Farsa mistificatória

Pedro Guerreiro

A arrumação de lugares na UE afirma o poder do eixo franco-alemão

Se as decisões adoptadas pelo Conselho Europeu quanto às nomeações para os diferentes cargos nas instituições da União Europeia já tinham representado a afirmação do “núcleo duro” (seja em termos de representação política, seja nacional, seja, fundamentalmente, dos interesses económicos e financeiros que representam) da integração capitalista europeia, a votação no Parlamento Europeu de Ursula von der Leyen para presidente da Comissão Europeia, realizada esta semana, representou o seu corolário.

Apesar da capacidade demonstrada pela convergência de diversos países – nomeadamente do Leste da Europa, mas não só –, em rejeitar “diktats” e de condicionar (mas não determinar) estas decisões, é a afirmação inequívoca e sem procuração do poder do eixo franco-alemão – com Lagarde, no Banco Central Europeu, e Ursula, na Comissão Europeia –, para além da agora assumida e necessária integração dos denominados liberais na desgastada coligação entre a direita e os chamados socialistas ou social-democratas (de modo a acautelar uma maioria estável no PE), que significativamente marca o início do período que agora se inicia.

Um outro importante aspecto a ter presente é que, para lá dos amuos de distintos preteridos, a baixa votação obtida por Ursula no Parlamento Europeu não deixa de ser expressão das contradições do próprio processo de integração capitalista, que tenderão a exacerbar-se com o aprofundamento da sua crise.

Como usualmente, os arautos da União Europeia usaram rios de tinta para enaltecer os dotes de Ursula, nomeadamente a partir da sua prestação perante o PE, quando esta – zelosa do acordo alcançado – apenas cumpriu o papel que lhe foi atribuído, escamoteando, o mais que pôde, os propósitos que tenciona servir e efectuando um mistificatório exercício que visou facilitar a “justificação” do voto dos denominados liberais e dos chamados socialistas ou social-democratas em si.

No entanto, só se equivocou quem quis. A coberto de falsas preocupações com o ambiente, com os direitos sociais, dos jovens e das mulheres ou com a democracia, foram “naturalmente” omitidas as políticas (os seus responsáveis e os interesses que servem) que estão na origem das crescentes desigualdades e injustiças sociais e reafirmado todo um programa, visando o aprofundamento da UE.

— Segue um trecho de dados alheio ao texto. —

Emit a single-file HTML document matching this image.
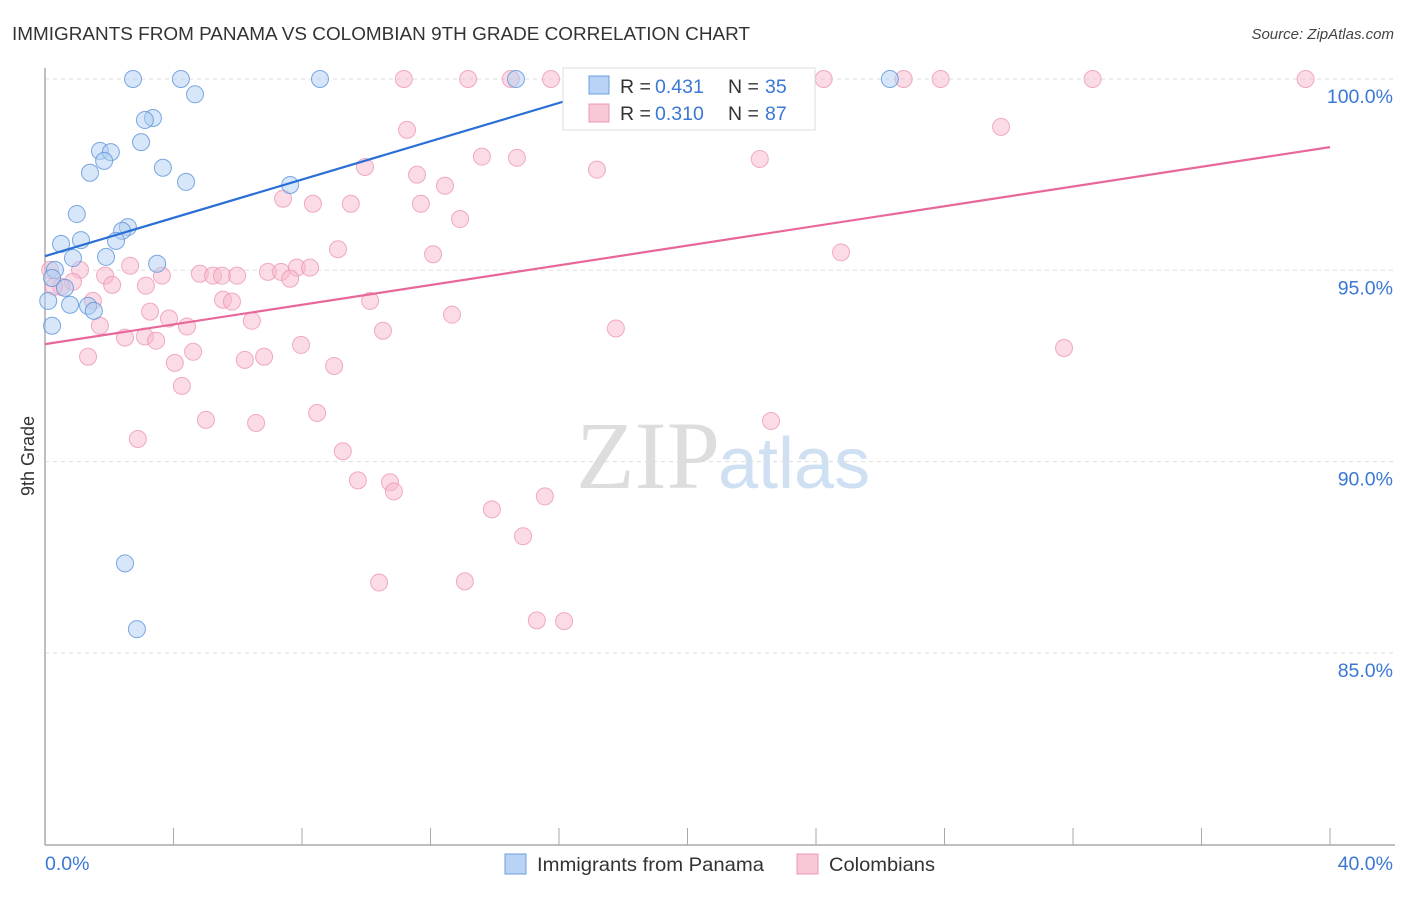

Desde a visão neoliberal do cidadão poluidor-pagador, à prossecução da União Bancária e do Mercado de Capitais; do cumprimento do Pacto de Estabilidade ao Semestre Europeu; das ditas “fronteiras” da UE, à ampliação da decisão por maioria qualificada na chamada “política externa da UE” e à militarização da UE no quadro da NATO e de forma complementar este bloco político-militar; ou o aprofundamento do carácter supranacional de instituições da UE, com o que representa de ataque à soberania nacional – entre outros significativos exemplos –, nada faltou na parafernália de cariz neoliberal, federalista e militarista.

Se a nomeação dos cargos institucionais da União Europeia evidenciou as suas contradições, também expôs a intenção do “núcleo duro” da UE – das grandes potências e do grande capital –, em prosseguir a sua ofensiva contra os direitos dos trabalhadores e a soberania dos povos.